Well, luckily we had two weeks of rehearsal where we got to not extensively rehearse, but we did get a few hours in a room where Kathryn, [co-creator John Fawcett], Graeme and I sort of hashed things out, played with the characters, improvised a little and tried to find M.K. together. So Kathryn was very integral in that process and she always asks questions that I would never think of. The way she sees things is so detailed and she sees things that we don’t see necessarily, and sheds light on something that really opens up a character, opens up a scene. So, Kathryn’s so integral to the process and luckily we got to kind of create M.K. together in that way.

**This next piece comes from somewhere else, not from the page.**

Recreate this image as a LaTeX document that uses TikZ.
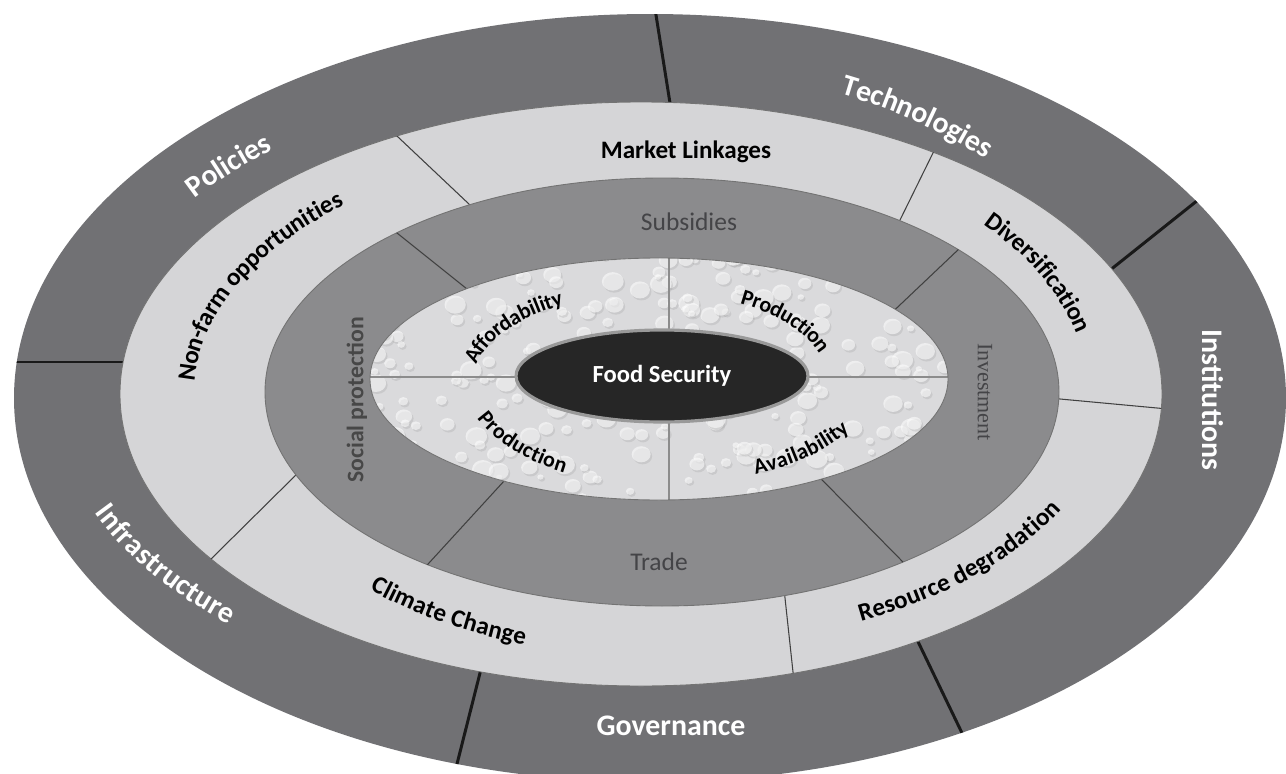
\documentclass[tikz,border=0pt]{standalone}
\usepackage{fontspec}
\setmainfont{Carlito}
\newfontfamily\timesfont{Liberation Serif}
\usetikzlibrary{calc, decorations.text}

\definecolor{ringdark}{RGB}{113,113,116}
\definecolor{ringlight}{RGB}{213,213,215}
\definecolor{ringmid}{RGB}{139,139,141}
\definecolor{dropbase}{RGB}{218,218,220}
\definecolor{corefill}{RGB}{38,38,38}
\definecolor{softtext}{RGB}{68,68,71}

\newcommand{\outerfont}{\fontsize{17}{20}\selectfont\bfseries}
\newcommand{\bandfont}{\fontsize{14.3}{17}\selectfont\bfseries}
\newcommand{\innerfont}{\fontsize{12.5}{15}\selectfont\bfseries}

\tikzset{
  ringtext/.style={decorate, decoration={text along path, text align=center, raise=-4.6pt}},
  outerword/.style={decoration={text color=white, raise=-5.5pt}},
  innerword/.style={decoration={raise=-4pt}},
  divider/.style={line width=1.7pt, black!90},
  seam/.style={line width=0.6pt, black!75},
  rim/.style={draw=black!55, line width=0.5pt},
}

% label set along an elliptic arc: [style]{cx}{cy}{a}{b}{from}{to}{text}
\newcommand{\ringlabel}[8][]{%
  \path[ringtext, #1, decoration={text={#8}}] ($(#2,-#3)+(#6:#4 and #5)$)
    arc[start angle=#6, end angle=#7, x radius=#4, y radius=#5];}

\begin{document}
\begin{tikzpicture}[x=0.02cm, y=0.02cm]
\useasboundingbox (0,0) rectangle (1286,-774);
\fill[white] (0,0) rectangle (1286,-774);

% outer ring
\fill[ringdark] (650,-398) ellipse [x radius=636, y radius=384];
\begin{scope}
  \clip (650,-398) ellipse [x radius=636, y radius=384];
  \foreach \ax/\ay/\bx/\by in {670/103/656/15, 1119/263/1198/200, 116/362/14/362,
      480/673/457/764, 923/652/962/733}
    \draw[divider] ($(\ax,-\ay)!-0.5!(\bx,-\by)$) -- ($(\ax,-\ay)!1.5!(\bx,-\by)$);
\end{scope}

% light ring
\filldraw[fill=ringlight, rim] (641,-394) ellipse [x radius=521, y radius=292];
\begin{scope}
  \clip (641,-394) ellipse [x radius=521, y radius=292];
  \foreach \ax/\ay/\bx/\by in {470/205/398/137, 900/220/932/155, 1060/399/1157/408,
      785/598/793/672, 303/468/210/560}
    \draw[seam] ($(\ax,-\ay)!-0.5!(\bx,-\by)$) -- ($(\ax,-\ay)!1.5!(\bx,-\by)$);
\end{scope}

% middle ring
\filldraw[fill=ringmid, rim] (662,-392) ellipse [x radius=397, y radius=214];
\begin{scope}
  \clip (662,-392) ellipse [x radius=397, y radius=214];
  \foreach \ax/\ay/\bx/\by in {462/285/392/229, 902/303/960/248, 835/493/900/559,
      494/492/429/563}
    \draw[seam] ($(\ax,-\ay)!-0.5!(\bx,-\by)$) -- ($(\ax,-\ay)!1.5!(\bx,-\by)$);
\end{scope}

% inner ring with drops
\begin{scope}
  \clip (659,-379) ellipse [x radius=289, y radius=121];
  \fill[dropbase] (365,-250) rectangle (955,-505);
  \pgfmathsetseed{11}
  \foreach \i in {1,...,300}{
    \pgfmathsetmacro{\dx}{368+584*rnd}
    \pgfmathsetmacro{\dy}{254+252*rnd}
    \pgfmathsetmacro{\dr}{3+8*rnd}
    \fill[black!40, opacity=0.25] (\dx+1.5,-\dy-2) ellipse [x radius=\dr, y radius=0.85*\dr];
    \fill[white, opacity=0.55] (\dx,-\dy) ellipse [x radius=\dr, y radius=0.85*\dr];
  }
  \draw[seam, black!45] (365,-377) -- (955,-377) (669,-250) -- (669,-505);
\end{scope}
\draw[rim] (659,-379) ellipse [x radius=289, y radius=121];

% core
\filldraw[fill=corefill, draw=black!40, line width=1.8pt] (662,-376) ellipse [x radius=146, y radius=46];
\node[font=\fontsize{14}{17}\selectfont\bfseries, text=white] (core) at (662,-376) {Food Security};

% outer labels
\ringlabel[outerword]{648}{396}{578}{338}{146}{128}{|\outerfont|Policies}
\ringlabel[outerword]{648}{396}{497}{338.5}{69}{44}{|\outerfont|Technologies}
\ringlabel[outerword]{648}{396}{584.5}{311.7}{198}{227}{|\outerfont|Infrastructure}
\node[font=\outerfont, text=white, rotate=-90] (institutions) at (1213,-400) {Institutions};
\node[font=\outerfont, text=white] (governance) at (671,-726) {Governance};

% light ring labels
\node[font=\bandfont] (linkages) at (686,-152) {Market Linkages};
\ringlabel{651}{393}{445}{269}{44}{9}{|\bandfont|Diversification}
\ringlabel{651}{393}{465}{262}{183}{128}{|\bandfont|Non-farm opportunities}
\ringlabel{651}{393}{414.3}{255.6}{225}{255}{|\bandfont|Climate Change}
\ringlabel{651}{393}{452}{249}{295}{337}{|\bandfont|Resource degradation}

% middle ring labels
\node[font=\fontsize{14.5}{17}\selectfont, text=softtext] (subsidies) at (689,-222) {Subsidies};
\node[font=\fontsize{14.5}{17}\selectfont, text=softtext] (trade) at (659,-562) {Trade};
\node[font=\fontsize{13.5}{16}\selectfont\bfseries, text=black!72, rotate=90] (social) at (357,-400) {Social protection};
\node[font=\timesfont\fontsize{12.5}{15}\selectfont, text=softtext, rotate=-90] (investment) at (985,-392) {Investment};

% inner labels
\ringlabel[innerword]{659}{379}{192}{94}{172}{119}{|\innerfont|Affordability}
\ringlabel[innerword]{659}{379}{175}{93.4}{65}{13}{|\innerfont|Production}
\ringlabel[innerword]{659}{379}{188}{100}{198}{242}{|\innerfont|Production}
\ringlabel[innerword]{659}{379}{209.6}{99.9}{296}{334}{|\innerfont|Availability}
\end{tikzpicture}
\end{document}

At the end of season 2 we had a clone dance party, and at the end of season 3 we had a clone dinner party. I know John Fawcett must have had something big planned for you at the end of season 4 as well.
Yeah, I think John especially is very interested in always pushing the limits of those clone scenes and what we’re able to do with them. And the more comfortable we get with the technology the more we try to get uncomfortable with it. So, the scenes this season, I’d say there’s an emotional like risk in them. Like, there’s a complexity to the emotion of it and maybe more so than the showy technical side of it.